Currently interested in hyperspectral imaging & NeRFs.

open source is a company; social media is a country

image Anderson explains the organizational differences between open source and social media:

One of the paradoxes of early 20th Century management was the observation that companies are best run as dictatorships, while countries are best run as democracies. Why was this? Management theorist Charles Barnard, in his theory of the firm, proposed that it was because organizations existed for a common “shared purpose”.  Countries, on the other hand, existed only to serve their people.

Shared purpose required singular vision, leadership and top-down control. Serving the people, on the other hand, benefits from bottoms-up recognition of needs and collective decision-making (voting).

Many people mistakenly think that open source projects are emergent, self-organized and democratic. The truth is just the opposite: most are run by a benevolent dictator or two. What makes successful open source projects is leadership, plain and simple. One or two people articulate a vision, start building towards it and bring others on board with specific tasks and permissions. The best projects are the ones with the best leaders.

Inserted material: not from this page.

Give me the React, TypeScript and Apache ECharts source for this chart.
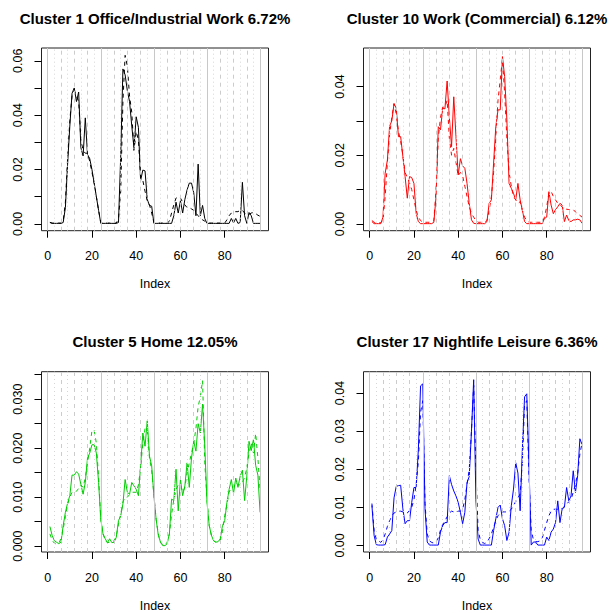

Social media, on the other hands, doesn’t exist for a shared purpose. It exists to serve the individual. We don’t tweet to built Twitter, we tweet to suit ourselves. We blog because we can, not because we have signed on to a blogging project.

Seen this way, open source projects are like companies. Social media is like a country. Benevolent dictatorships rule the first; democracy the second.

The point: the nature of participation is very different between open source and social media, even though people tend to lump them together into “peer production”. Open source is hierarchical by design, while social media structure is simply ruled by popularity.